Given task: Below are some records. Count the lines with "this" in them and give nothing but the total.

Charts and diagrams as code:
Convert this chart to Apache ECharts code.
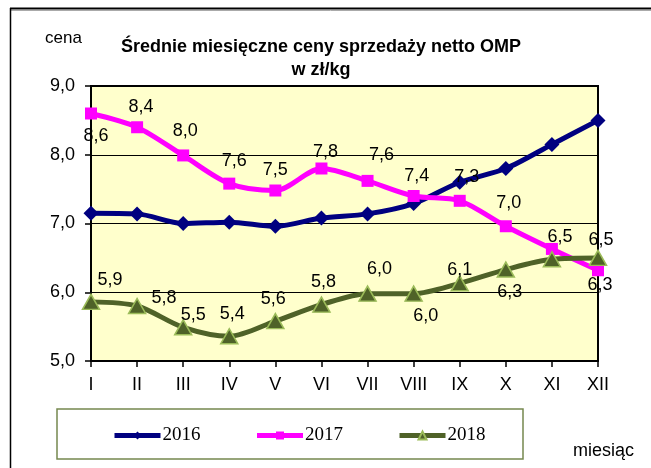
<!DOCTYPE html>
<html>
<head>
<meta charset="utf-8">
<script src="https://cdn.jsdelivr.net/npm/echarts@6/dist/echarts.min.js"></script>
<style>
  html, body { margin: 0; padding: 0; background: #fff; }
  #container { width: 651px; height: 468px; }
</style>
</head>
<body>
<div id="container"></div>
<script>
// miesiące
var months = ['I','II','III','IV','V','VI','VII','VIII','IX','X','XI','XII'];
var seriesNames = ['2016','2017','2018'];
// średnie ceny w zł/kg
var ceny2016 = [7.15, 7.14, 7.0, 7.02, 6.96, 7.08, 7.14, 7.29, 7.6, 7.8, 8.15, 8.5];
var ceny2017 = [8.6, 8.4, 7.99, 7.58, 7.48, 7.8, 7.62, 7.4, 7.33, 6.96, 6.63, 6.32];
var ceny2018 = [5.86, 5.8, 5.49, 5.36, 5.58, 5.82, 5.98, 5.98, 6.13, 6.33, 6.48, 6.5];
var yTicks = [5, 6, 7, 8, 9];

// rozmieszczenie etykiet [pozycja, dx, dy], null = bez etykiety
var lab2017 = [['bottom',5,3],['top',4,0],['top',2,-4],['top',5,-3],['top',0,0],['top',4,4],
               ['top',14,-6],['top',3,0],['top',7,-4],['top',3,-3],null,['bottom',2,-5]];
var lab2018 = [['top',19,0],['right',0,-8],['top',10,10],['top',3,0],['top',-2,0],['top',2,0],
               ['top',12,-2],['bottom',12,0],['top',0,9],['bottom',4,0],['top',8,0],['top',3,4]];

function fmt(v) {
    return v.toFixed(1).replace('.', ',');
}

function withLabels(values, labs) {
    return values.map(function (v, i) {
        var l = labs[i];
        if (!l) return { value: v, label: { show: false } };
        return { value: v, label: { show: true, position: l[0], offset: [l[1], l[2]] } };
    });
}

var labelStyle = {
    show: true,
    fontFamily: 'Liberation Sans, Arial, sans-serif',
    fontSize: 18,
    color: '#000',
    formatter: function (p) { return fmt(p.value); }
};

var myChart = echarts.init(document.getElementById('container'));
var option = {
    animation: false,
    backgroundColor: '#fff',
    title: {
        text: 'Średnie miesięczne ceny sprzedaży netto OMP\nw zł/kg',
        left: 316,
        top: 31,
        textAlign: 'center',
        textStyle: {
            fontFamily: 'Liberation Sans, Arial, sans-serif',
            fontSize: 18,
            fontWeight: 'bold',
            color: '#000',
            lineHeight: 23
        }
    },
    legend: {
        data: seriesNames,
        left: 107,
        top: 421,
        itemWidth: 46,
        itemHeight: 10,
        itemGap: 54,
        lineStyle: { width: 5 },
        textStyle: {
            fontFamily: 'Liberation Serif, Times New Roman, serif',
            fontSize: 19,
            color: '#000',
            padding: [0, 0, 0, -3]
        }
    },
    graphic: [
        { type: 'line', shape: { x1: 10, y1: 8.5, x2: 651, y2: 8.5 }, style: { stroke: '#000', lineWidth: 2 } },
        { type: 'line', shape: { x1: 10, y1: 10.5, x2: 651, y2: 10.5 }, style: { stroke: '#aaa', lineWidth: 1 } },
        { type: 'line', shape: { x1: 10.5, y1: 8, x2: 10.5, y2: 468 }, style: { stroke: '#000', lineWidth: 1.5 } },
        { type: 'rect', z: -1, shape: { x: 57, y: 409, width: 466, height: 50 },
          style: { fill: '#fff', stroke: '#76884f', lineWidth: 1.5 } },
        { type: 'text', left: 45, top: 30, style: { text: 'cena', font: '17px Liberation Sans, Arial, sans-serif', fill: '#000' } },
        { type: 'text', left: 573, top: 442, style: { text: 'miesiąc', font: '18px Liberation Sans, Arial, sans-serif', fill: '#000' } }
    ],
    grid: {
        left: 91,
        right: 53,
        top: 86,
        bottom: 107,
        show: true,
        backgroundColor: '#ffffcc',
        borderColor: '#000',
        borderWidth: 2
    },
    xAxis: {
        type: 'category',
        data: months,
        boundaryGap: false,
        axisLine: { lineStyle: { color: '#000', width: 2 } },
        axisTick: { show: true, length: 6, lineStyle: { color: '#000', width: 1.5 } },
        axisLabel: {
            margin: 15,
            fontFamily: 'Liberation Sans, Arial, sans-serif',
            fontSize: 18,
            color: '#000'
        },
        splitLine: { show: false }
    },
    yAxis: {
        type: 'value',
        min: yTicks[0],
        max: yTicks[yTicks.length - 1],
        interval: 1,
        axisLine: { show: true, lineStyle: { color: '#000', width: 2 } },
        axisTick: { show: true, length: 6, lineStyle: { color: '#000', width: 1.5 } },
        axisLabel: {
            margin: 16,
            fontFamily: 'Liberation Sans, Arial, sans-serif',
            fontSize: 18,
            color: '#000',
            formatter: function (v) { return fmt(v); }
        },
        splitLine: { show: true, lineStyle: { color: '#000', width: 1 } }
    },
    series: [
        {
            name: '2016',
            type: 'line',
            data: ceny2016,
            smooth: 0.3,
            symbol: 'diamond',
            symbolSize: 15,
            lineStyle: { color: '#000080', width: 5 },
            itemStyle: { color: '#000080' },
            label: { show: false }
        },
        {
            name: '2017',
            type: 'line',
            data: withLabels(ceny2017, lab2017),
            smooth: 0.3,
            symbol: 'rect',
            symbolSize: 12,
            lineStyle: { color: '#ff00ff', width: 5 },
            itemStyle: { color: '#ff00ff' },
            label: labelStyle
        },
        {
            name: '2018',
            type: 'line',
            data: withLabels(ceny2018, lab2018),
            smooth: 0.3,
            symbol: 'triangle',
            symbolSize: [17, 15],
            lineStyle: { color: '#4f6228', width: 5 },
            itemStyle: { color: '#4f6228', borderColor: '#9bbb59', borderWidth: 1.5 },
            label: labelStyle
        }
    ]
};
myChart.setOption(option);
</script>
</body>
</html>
--
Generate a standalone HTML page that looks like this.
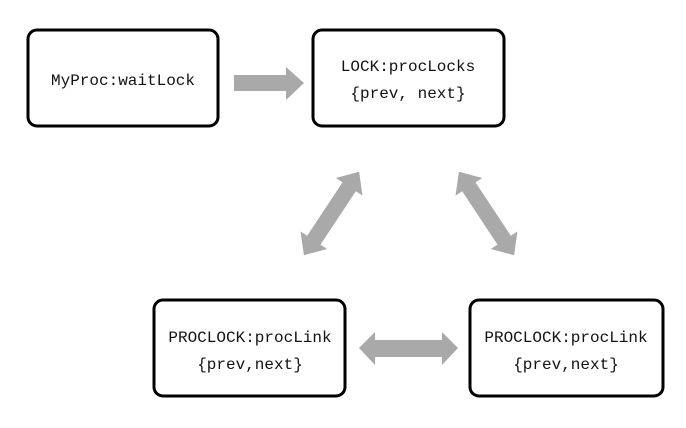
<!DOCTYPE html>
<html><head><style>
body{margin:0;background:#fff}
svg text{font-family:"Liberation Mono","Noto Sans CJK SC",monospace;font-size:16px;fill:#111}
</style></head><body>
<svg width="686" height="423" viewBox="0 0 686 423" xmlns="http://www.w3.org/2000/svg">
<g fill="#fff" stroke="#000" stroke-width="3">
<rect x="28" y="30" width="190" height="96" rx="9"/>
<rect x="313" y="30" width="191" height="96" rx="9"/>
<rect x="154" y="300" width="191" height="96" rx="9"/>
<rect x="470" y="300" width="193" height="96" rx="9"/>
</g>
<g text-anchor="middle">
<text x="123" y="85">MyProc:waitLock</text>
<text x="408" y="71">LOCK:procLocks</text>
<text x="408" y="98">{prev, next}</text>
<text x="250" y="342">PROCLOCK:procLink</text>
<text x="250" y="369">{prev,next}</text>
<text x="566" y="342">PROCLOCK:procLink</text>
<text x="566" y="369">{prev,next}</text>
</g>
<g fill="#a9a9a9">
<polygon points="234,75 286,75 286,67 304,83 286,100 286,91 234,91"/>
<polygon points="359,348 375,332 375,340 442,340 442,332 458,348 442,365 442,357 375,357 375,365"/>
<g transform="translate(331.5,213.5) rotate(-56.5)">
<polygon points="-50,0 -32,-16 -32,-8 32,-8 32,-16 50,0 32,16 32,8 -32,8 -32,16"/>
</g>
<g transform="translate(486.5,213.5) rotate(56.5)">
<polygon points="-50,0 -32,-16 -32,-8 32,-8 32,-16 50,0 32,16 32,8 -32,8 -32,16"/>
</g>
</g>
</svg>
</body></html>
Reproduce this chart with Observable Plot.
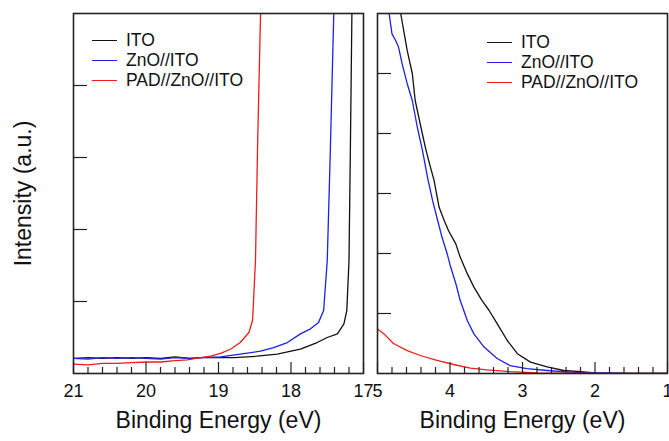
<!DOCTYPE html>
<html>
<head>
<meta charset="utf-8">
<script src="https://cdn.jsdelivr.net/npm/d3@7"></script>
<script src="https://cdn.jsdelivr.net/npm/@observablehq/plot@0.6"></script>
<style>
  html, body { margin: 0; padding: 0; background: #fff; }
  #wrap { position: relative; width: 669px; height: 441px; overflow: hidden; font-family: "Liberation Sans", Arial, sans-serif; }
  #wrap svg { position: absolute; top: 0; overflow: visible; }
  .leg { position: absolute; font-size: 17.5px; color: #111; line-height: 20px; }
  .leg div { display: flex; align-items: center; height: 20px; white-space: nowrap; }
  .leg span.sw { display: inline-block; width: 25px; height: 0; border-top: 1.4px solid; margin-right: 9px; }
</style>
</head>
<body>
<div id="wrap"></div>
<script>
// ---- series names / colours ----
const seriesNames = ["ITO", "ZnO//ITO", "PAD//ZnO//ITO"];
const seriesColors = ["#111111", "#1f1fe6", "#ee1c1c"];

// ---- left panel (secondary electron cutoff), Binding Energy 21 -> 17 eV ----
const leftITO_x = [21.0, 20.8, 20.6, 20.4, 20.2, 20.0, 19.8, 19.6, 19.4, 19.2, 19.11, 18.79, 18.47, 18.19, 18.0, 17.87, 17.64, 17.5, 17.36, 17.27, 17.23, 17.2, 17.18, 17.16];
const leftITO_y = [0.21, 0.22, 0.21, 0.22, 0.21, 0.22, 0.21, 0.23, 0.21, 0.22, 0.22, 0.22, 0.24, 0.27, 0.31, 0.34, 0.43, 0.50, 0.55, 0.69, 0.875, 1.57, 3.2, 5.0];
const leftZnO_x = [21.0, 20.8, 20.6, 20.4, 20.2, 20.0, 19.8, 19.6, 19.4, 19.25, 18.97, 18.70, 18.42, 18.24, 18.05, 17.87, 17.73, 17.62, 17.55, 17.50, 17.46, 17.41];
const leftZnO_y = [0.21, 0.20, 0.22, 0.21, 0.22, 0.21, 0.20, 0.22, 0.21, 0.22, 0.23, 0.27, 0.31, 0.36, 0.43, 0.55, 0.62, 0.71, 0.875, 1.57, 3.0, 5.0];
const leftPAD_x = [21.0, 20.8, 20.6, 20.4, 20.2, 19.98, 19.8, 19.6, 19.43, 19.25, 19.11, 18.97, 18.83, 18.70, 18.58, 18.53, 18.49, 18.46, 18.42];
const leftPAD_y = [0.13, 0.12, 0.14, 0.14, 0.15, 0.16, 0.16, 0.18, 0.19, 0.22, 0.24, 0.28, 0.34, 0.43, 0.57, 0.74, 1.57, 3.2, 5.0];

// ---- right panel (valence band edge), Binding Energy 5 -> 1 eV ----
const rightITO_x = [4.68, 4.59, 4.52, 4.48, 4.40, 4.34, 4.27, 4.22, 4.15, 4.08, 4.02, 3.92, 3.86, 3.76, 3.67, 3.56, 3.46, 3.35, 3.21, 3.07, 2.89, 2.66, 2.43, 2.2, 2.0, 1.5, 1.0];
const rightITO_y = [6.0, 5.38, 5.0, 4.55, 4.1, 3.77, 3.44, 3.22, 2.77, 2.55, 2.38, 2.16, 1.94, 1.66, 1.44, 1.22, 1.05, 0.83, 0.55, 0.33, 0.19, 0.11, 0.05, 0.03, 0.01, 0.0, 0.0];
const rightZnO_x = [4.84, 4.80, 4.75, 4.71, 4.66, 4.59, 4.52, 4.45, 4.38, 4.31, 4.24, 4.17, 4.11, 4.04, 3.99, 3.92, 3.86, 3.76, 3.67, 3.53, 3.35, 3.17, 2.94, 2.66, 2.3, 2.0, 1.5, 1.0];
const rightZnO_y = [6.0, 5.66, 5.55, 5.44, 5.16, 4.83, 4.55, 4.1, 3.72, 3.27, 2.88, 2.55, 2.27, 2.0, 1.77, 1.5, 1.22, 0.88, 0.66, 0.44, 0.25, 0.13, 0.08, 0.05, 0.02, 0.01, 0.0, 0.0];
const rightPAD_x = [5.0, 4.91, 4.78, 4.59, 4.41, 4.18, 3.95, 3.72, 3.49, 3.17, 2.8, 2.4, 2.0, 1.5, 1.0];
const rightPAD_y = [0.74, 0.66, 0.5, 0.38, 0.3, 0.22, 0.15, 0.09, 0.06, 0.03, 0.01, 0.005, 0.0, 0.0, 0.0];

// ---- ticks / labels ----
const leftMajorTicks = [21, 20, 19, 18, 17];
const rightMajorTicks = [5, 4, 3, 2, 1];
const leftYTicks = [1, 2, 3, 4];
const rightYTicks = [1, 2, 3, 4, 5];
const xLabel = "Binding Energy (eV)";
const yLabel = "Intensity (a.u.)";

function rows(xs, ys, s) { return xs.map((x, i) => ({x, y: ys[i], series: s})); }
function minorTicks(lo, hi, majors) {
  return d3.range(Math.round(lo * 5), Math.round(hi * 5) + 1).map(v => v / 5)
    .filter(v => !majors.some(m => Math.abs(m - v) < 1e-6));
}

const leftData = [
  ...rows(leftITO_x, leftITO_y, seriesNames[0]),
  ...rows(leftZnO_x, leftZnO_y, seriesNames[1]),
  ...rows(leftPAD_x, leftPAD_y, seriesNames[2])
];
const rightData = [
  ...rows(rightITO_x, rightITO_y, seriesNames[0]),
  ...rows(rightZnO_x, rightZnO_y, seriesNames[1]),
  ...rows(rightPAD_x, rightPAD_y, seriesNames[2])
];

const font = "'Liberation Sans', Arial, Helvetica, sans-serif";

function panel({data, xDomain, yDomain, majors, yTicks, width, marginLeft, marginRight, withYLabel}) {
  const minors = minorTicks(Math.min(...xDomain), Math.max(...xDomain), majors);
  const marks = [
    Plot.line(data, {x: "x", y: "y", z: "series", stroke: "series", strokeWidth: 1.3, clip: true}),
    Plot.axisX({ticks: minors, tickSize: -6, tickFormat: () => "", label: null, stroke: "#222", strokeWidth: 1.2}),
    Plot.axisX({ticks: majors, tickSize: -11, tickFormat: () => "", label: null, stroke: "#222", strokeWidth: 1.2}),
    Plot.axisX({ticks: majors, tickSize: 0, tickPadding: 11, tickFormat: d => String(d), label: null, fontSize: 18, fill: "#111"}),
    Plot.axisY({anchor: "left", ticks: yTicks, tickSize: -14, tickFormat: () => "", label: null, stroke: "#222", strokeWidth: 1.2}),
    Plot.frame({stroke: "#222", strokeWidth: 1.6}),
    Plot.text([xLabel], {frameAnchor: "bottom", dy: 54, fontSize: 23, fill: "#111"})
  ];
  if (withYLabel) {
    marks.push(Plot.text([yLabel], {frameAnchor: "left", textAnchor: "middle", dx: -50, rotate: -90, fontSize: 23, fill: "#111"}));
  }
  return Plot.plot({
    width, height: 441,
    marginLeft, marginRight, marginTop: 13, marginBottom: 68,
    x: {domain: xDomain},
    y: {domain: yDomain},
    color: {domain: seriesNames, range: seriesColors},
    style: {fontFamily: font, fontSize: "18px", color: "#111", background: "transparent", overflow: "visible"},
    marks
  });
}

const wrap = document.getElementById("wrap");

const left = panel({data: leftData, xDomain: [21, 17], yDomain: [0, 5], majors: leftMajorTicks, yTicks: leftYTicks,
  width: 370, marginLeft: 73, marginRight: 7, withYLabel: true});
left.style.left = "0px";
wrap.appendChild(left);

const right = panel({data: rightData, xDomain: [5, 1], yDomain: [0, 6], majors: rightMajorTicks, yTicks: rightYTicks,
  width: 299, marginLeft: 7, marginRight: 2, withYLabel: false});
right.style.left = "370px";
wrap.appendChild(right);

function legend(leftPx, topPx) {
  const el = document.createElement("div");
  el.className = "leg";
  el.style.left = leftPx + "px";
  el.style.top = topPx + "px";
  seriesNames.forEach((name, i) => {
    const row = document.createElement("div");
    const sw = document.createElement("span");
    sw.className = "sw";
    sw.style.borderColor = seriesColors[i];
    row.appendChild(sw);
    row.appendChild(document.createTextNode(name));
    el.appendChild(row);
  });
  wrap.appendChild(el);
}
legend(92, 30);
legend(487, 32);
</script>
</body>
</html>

Result: 3